Technique to boost implantation rate of healthy embryos offered for first time

The new technique, developed abroad and used in only a 10 to 30 places in the US and Europe, is called 24 Sure.

Sperm cells surround an embryo 311 (photo credit: Debbi Morello/Detroit Free Press/MCT)
Sperm cells surround an embryo 311
(photo credit: Debbi Morello/Detroit Free Press/MCT)
A new clinic at Jerusalem’s Shaare Zedek Medical Center is the first in the country to raise the rate of successful implantation of healthy embryos in the womb, from around 25 percent using ordinary techniques to a significant 75% rate.

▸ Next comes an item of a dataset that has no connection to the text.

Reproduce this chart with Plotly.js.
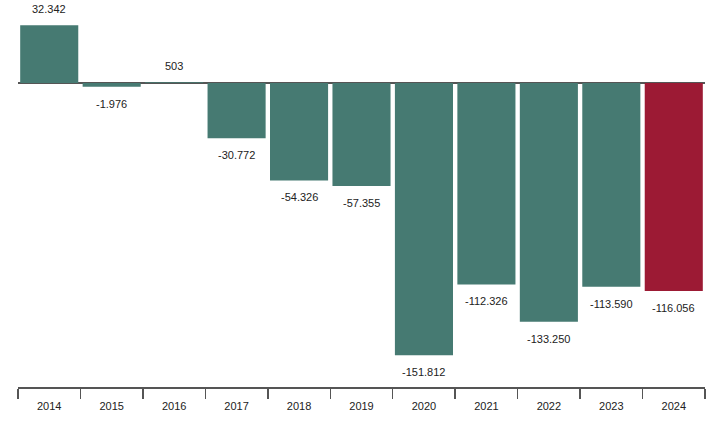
<!DOCTYPE html>
<html>
<head>
<meta charset="utf-8">
<script src="https://cdn.plot.ly/plotly-3.0.1.min.js"></script>
<style>html,body{margin:0;padding:0;background:#fff;}#chart{width:725px;height:429px;}</style>
</head>
<body>
<div id="chart"></div>
<script>
const years = ['2014','2015','2016','2017','2018','2019','2020','2021','2022','2023','2024'];
const values = [32.342, -1.976, 0.503, -30.772, -54.326, -57.355, -151.812, -112.326, -133.250, -113.590, -116.056];
const labels = ['32.342','-1.976','503','-30.772','-54.326','-57.355','-151.812','-112.326','-133.250','-113.590','-116.056'];
const teal = '#467a72';
const red = '#9c1a34';
const colors = years.map((y, i) => i === years.length - 1 ? red : teal);

const trace = {
  type: 'bar',
  x: years,
  y: values,
  marker: {color: colors, line: {width: 0}},
  hoverinfo: 'skip'
};

const annotations = years.map((y, i) => ({
  x: i,
  y: values[i],
  xref: 'x',
  yref: 'y',
  text: labels[i],
  showarrow: false,
  yshift: values[i] >= 0 ? 16 : -17,
  font: {family: 'Liberation Sans, Arial, sans-serif', size: 11, color: '#222'}
}));

const layout = {
  width: 725,
  height: 429,
  margin: {l: 18, r: 20, t: 10, b: 42},
  paper_bgcolor: '#fff',
  plot_bgcolor: '#fff',
  bargap: 0.07,
  showlegend: false,
  xaxis: {
    type: 'category',
    range: [-0.5, years.length - 0.5],
    showline: true,
    linecolor: '#555',
    linewidth: 1.5,
    ticks: 'outside',
    tickson: 'boundaries',
    ticklen: 10,
    tickwidth: 1.5,
    tickcolor: '#555',
    ticklabelstandoff: 8,
    showgrid: false,
    tickangle: 0,
    tickfont: {family: 'Liberation Sans, Arial, sans-serif', size: 11, color: '#222'},
    fixedrange: true
  },
  yaxis: {
    range: [-169.6, 40.8],
    showgrid: false,
    showticklabels: false,
    zeroline: true,
    zerolinecolor: '#555',
    zerolinewidth: 2,
    showline: false,
    ticks: '',
    fixedrange: true
  },
  annotations: annotations
};

Plotly.newPlot('chart', [trace], layout, {displayModeBar: false, staticPlot: true});
</script>
</body>
</html>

The new technique, developed abroad and used in only 10 to 30 places in the US and Europe, is called 24 Sure. It involves examining, over a period of 26 hours, all 46 chromosomes (23 pairs) in an eight-celled embryo. It enables the lab to check whether the embryo has the normal number of chromosomes, with the best chance of being implanted successfully.
Prof. Gheona Altarescu, a Romanian-born expert at SZMC’s medical genetics institute’s molecular laboratory, said the technique is so successful that she expects other Israeli hospitals will follow.
It will benefit not only older women who have a smaller chance of succeeding with IVF, but also younger women who have gone through several miscarriages and carriers of chromosome changes, said the scientist, who heads the pre-implantation genetic diagnosis unit at the hospital.
The procedure is not yet included in the basket of health services, but IVF itself is. For the additional testing, the couples must pay several thousand shekels, “but it can save the time, pain, and emotional effort” of going through yet another IVF procedure.
The health funds are expected to adopt the procedure, because each fertility treatment cycle costs a lot of money. Altarescu learned the procedure in Chicago, but the company that developed it and sells the materials is Blue- Nome of Cambridge in the UK.
So far, some 20 women have gotten healthy pregnancies with the technique, but still have to wait a few months to reach term and deliver.
Altarescu’s lab team consists of Sharon Zeligson, Dr. David Ze’evi, Rachel Be’eri, and Prof.
Talia Eldar-Geva, who are performing two or three more procedures every week. “It’s a very promising new technology that can help many infertile couples,” she concluded.